De wet op het auteursrecht reserveert het recht van de auteur op zijn werk nog een aantal jaren na de dood van de schrijver voor zijn erfgenamen. Dan komt zijn werk vrij. Dikwijls is er echter van de auteur nog heel wat meer dan een aantal kontrakten en rechten op uitgegeven werk in handen van de erfgenamen: onuitgegeven werk, briefwisseling, notities, allerlei dat het beeld dat we ons van de schrijver vormen nog belangrijk zou kunnen kompleteren. Er is geen wet die de erfgenamen kan dwingen ook dit uit handen te geven. In ‘Die literarische Welt’ van 19 Julie '29 maakt Willy Haas zich ernstig ongerust over de nalatenschap van Nietsche. Hij meent dat er reden voor is om te veronderstellen, dat door de bestuurders van het Nietsche-archief te Weimar belangrijke dokumenten betreffende Nietsche worden achtergehouden en blijvend zullen achtergehouden worden. De schrijver wil nu, dat er evenals indertijd tegen de wensen van Wagner's erfgenamen een afzonderlike wet is aangenomen om Parzival te bevrijden uit Bayreuth, het ook geëist mag worden een afzonderlike wet uit te vaardigen om de nalatenschap van Nietsche te bevrijden.
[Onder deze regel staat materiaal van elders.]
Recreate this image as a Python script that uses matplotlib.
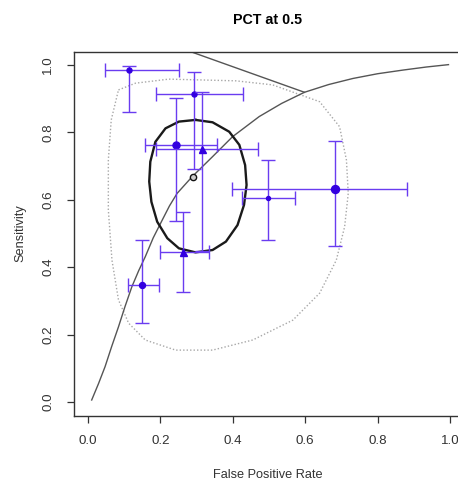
import matplotlib
matplotlib.use("Agg")
import matplotlib.pyplot as plt

plt.rcParams['font.family'] = ['Liberation Sans', 'DejaVu Sans']

# study estimates (false positive rate, sensitivity) with 95% CI
fpr = [0.114, 0.294, 0.244, 0.314, 0.497, 0.683, 0.261, 0.150]
sens = [0.985, 0.914, 0.763, 0.751, 0.605, 0.632, 0.445, 0.347]
fpr_lo = [0.047, 0.189, 0.158, 0.189, 0.425, 0.397, 0.200, 0.111]
fpr_hi = [0.250, 0.428, 0.355, 0.470, 0.572, 0.881, 0.333, 0.195]
sens_lo = [0.860, 0.690, 0.537, 0.448, 0.480, 0.463, 0.326, 0.234]
sens_hi = [0.997, 0.979, 0.902, 0.920, 0.718, 0.774, 0.564, 0.480]
shape = ['o', 'o', 'o', '^', 'o', 'o', '^', 'o']
msize = [5, 5, 7, 7, 4, 8, 7, 6]

# summary point
sum_fpr = 0.289
sum_sens = 0.668

# SROC curve
sroc_fpr = [0.010, 0.029, 0.047, 0.065, 0.084, 0.102, 0.121, 0.140, 0.158, 0.180,
            0.205, 0.225, 0.246, 0.288, 0.344, 0.399, 0.473, 0.535, 0.598, 0.665,
            0.732, 0.800, 0.871, 0.935, 0.996]
sroc_sens = [0.006, 0.055, 0.105, 0.164, 0.223, 0.283, 0.342, 0.390, 0.431, 0.487,
             0.540, 0.582, 0.619, 0.669, 0.728, 0.787, 0.847, 0.886, 0.919, 0.942,
             0.960, 0.974, 0.985, 0.994, 1.001]

# confidence region
conf_fpr = [0.297, 0.344, 0.390, 0.418, 0.434, 0.438, 0.431, 0.413, 0.381, 0.344,
            0.297, 0.251, 0.219, 0.191, 0.175, 0.169, 0.172, 0.186, 0.214, 0.251, 0.297]
conf_sens = [0.837, 0.830, 0.802, 0.763, 0.703, 0.644, 0.585, 0.525, 0.476, 0.451,
             0.444, 0.456, 0.486, 0.535, 0.594, 0.654, 0.713, 0.772, 0.812, 0.832, 0.837]

# prediction region
pred_fpr = [0.084, 0.131, 0.223, 0.408, 0.510, 0.640, 0.695, 0.714, 0.719, 0.709,
            0.686, 0.640, 0.566, 0.455, 0.344, 0.242, 0.158, 0.112, 0.084, 0.066,
            0.056, 0.056, 0.064, 0.084]
pred_sens = [0.926, 0.946, 0.958, 0.953, 0.941, 0.891, 0.817, 0.718, 0.619, 0.520,
             0.421, 0.323, 0.243, 0.184, 0.154, 0.154, 0.184, 0.234, 0.303, 0.421,
             0.570, 0.718, 0.837, 0.926]

# straight segment at the top
seg_fpr = [0.277, 0.598]
seg_sens = [1.042, 0.919]

W, H = 458, 482
fig = plt.figure(figsize=(W / 100, H / 100), dpi=100)
ax = fig.add_axes([73.6 / W, (H - 415.5) / H, (464.4 - 73.6) / W, (415.5 - 51.5) / H])

ax.plot(pred_fpr, pred_sens, color='#a8a8a8', lw=1.0, ls=(0, (1, 1.5)))
ax.plot(seg_fpr, seg_sens, color='#555555', lw=1.0)
ax.plot(sroc_fpr, sroc_sens, color='#555555', lw=1.0)
ax.plot(conf_fpr, conf_sens, color='#1a1a1a', lw=1.7)

for i in range(len(fpr)):
    ax.errorbar(fpr[i], sens[i],
                xerr=[[fpr[i] - fpr_lo[i]], [fpr_hi[i] - fpr[i]]],
                yerr=[[sens[i] - sens_lo[i]], [sens_hi[i] - sens[i]]],
                fmt='none', ecolor='#6a3cf0', elinewidth=1.0, capsize=4.7, capthick=1.0)
    ax.plot(fpr[i], sens[i], marker=shape[i], ms=msize[i] * 0.72, color='#3300e0',
            mec='#3300e0', ls='none')

ax.plot(sum_fpr, sum_sens, marker='o', ms=4.5, mfc='#cccccc', mec='#111111', mew=1.0, ls='none')

ax.set_xlim(-0.04, 1.04)
ax.set_ylim(-0.04, 1.04)
ticks = [0.0, 0.2, 0.4, 0.6, 0.8, 1.0]
ax.set_xticks(ticks)
ax.set_xticklabels(["0.0", "0.2", "0.4", "0.6", "0.8", "1.0"], color='#333333')
ax.set_yticks(ticks)
ax.set_yticklabels(["0.0", "0.2", "0.4", "0.6", "0.8", "1.0"], rotation=90, va='center', color='#333333')
ax.tick_params(length=5, width=0.9, labelsize=9.6, pad=9, color='#333333')
for s in ax.spines.values():
    s.set_color('#333333')
    s.set_linewidth(1.0)

fig.text(268 / W, 1 - 20 / H, "PCT at 0.5", ha='center', va='center', fontsize=10.3, fontweight='bold')
fig.text(268 / W, 1 - 475 / H, "False Positive Rate", ha='center', va='center', fontsize=9.2, color='#333333')
fig.text(20 / W, 1 - 233 / H, "Sensitivity", ha='center', va='center', rotation=90, fontsize=9.2, color='#333333')

fig.savefig("out.png", dpi=100)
Deze zaak is van algemeen auteursbelang. Hoe dikwijls gebeurt het niet, dat de nalatenschap van een schrijver in handen komt van een erfgenaam, die uit een geheel andere geest is dan de schrijver zelf. Hoe dikwijls zal de eigenaar van de nalatenschap niet menen dat de uitgave van het geërfde gevaarlik is voor de maatschappij voor de zeden of de goede orde. Kan hij dit echter beoordelen? Handelt hij niet tegen de wil van de dode? Of door verkeerd inzicht tegen het belang van de maatschappij die hij meent te dienen. Is er aan de andere kant ook niet het gevaar, dat een erfgenaam maar raak publiceert en door het uitgeven van al wat hij vindt levende personen in hun eer aantast, gedekt door de naam van de dode? De erfgenamen van Nietsche schijnen werk van Nietsche achter te willen houden onder het motief, dat dit dateert uit zijn waanzinperiode. Kunnen zij dit beoordelen? Willy Haas meent, dat de kerk er zeer slecht afkomt in de bewuste nalatenschap en dat dit voor de erfgenamen een reden is om het tot 't werk van een waanzinnige te rekenen. Hij zag gaarne een kommissie benoemd, die de nalatenschap te onderzoeken kreeg en het recht ontving te onderzoeken, wat van dit partikulier bezit aan de gemeenschap toehoort. Is een algemene regeling noodzakelik? Er is al zoveel verloren gegaan. Van wetgeving en officiële kommissies is op dit gebied ook niet zoveel heil te wachten; het is een tere materie; een kommissie die een dergelike opdracht krijgt moet deskundig zijn, de schrijver en zijn werk verstaan, en tegelijk de takt en het verantwoordelikheidsgevoel bezitten die een dergelijke taak eist.